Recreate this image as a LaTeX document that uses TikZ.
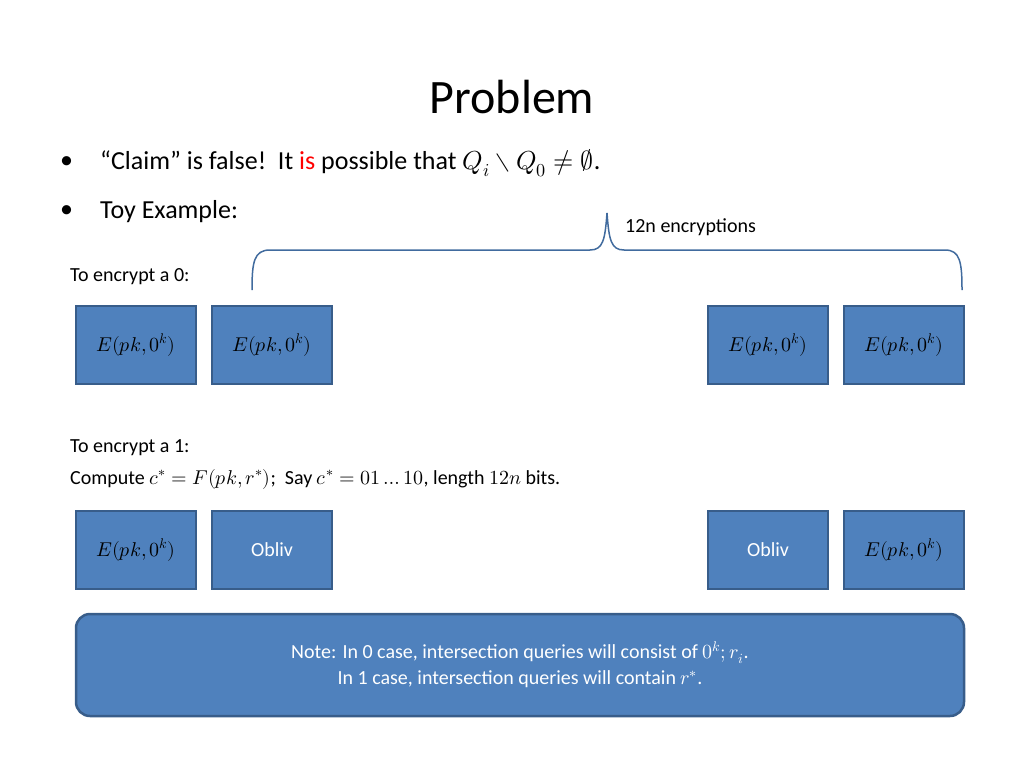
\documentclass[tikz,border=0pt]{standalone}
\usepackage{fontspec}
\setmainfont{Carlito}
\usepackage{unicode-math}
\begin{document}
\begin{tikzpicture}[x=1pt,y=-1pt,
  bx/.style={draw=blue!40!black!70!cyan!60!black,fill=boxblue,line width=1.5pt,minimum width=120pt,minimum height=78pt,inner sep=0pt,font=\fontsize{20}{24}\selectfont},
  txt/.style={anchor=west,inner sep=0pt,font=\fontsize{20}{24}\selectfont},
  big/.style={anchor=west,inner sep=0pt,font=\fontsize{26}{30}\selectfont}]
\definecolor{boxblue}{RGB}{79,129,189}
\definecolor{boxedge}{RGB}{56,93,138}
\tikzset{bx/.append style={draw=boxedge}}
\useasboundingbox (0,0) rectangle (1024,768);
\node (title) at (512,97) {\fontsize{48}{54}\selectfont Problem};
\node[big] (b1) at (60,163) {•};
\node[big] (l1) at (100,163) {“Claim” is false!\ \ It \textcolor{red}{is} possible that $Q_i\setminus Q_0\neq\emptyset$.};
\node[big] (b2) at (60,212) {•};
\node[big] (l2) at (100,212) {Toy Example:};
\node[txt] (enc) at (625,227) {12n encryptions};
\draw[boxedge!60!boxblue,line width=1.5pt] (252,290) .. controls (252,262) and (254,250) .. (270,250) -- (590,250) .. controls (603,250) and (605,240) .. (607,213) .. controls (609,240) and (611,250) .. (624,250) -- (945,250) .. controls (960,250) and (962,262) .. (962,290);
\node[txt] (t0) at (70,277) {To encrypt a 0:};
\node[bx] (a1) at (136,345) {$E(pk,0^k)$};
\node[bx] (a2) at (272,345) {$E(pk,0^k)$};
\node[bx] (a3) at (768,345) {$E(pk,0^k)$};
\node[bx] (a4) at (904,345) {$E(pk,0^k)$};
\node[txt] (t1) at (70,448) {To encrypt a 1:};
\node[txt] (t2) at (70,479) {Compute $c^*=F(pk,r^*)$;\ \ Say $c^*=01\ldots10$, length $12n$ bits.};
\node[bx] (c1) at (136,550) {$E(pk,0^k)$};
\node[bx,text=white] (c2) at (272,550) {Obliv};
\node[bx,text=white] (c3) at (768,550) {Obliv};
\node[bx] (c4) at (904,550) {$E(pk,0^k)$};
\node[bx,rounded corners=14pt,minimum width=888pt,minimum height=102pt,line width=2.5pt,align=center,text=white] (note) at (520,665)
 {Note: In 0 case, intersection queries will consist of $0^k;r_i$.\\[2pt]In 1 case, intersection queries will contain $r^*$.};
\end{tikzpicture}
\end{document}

◇ ◇ ◇

All the lines above are to be given again exactly as they read, with the pictures removed.

--- SOLUTION ---
Recreate this image as a LaTeX document that uses TikZ.
\documentclass[tikz,border=0pt]{standalone}
\usepackage{fontspec}
\setmainfont{Carlito}
\usepackage{unicode-math}
\begin{document}
\begin{tikzpicture}[x=1pt,y=-1pt,
  bx/.style={draw=blue!40!black!70!cyan!60!black,fill=boxblue,line width=1.5pt,minimum width=120pt,minimum height=78pt,inner sep=0pt,font=\fontsize{20}{24}\selectfont},
  txt/.style={anchor=west,inner sep=0pt,font=\fontsize{20}{24}\selectfont},
  big/.style={anchor=west,inner sep=0pt,font=\fontsize{26}{30}\selectfont}]
\definecolor{boxblue}{RGB}{79,129,189}
\definecolor{boxedge}{RGB}{56,93,138}
\tikzset{bx/.append style={draw=boxedge}}
\useasboundingbox (0,0) rectangle (1024,768);
\node (title) at (512,97) {\fontsize{48}{54}\selectfont Problem};
\node[big] (b1) at (60,163) {•};
\node[big] (l1) at (100,163) {“Claim” is false!\ \ It \textcolor{red}{is} possible that $Q_i\setminus Q_0\neq\emptyset$.};
\node[big] (b2) at (60,212) {•};
\node[big] (l2) at (100,212) {Toy Example:};
\node[txt] (enc) at (625,227) {12n encryptions};
\draw[boxedge!60!boxblue,line width=1.5pt] (252,290) .. controls (252,262) and (254,250) .. (270,250) -- (590,250) .. controls (603,250) and (605,240) .. (607,213) .. controls (609,240) and (611,250) .. (624,250) -- (945,250) .. controls (960,250) and (962,262) .. (962,290);
\node[txt] (t0) at (70,277) {To encrypt a 0:};
\node[bx] (a1) at (136,345) {$E(pk,0^k)$};
\node[bx] (a2) at (272,345) {$E(pk,0^k)$};
\node[bx] (a3) at (768,345) {$E(pk,0^k)$};
\node[bx] (a4) at (904,345) {$E(pk,0^k)$};
\node[txt] (t1) at (70,448) {To encrypt a 1:};
\node[txt] (t2) at (70,479) {Compute $c^*=F(pk,r^*)$;\ \ Say $c^*=01\ldots10$, length $12n$ bits.};
\node[bx] (c1) at (136,550) {$E(pk,0^k)$};
\node[bx,text=white] (c2) at (272,550) {Obliv};
\node[bx,text=white] (c3) at (768,550) {Obliv};
\node[bx] (c4) at (904,550) {$E(pk,0^k)$};
\node[bx,rounded corners=14pt,minimum width=888pt,minimum height=102pt,line width=2.5pt,align=center,text=white] (note) at (520,665)
 {Note: In 0 case, intersection queries will consist of $0^k;r_i$.\\[2pt]In 1 case, intersection queries will contain $r^*$.};
\end{tikzpicture}
\end{document}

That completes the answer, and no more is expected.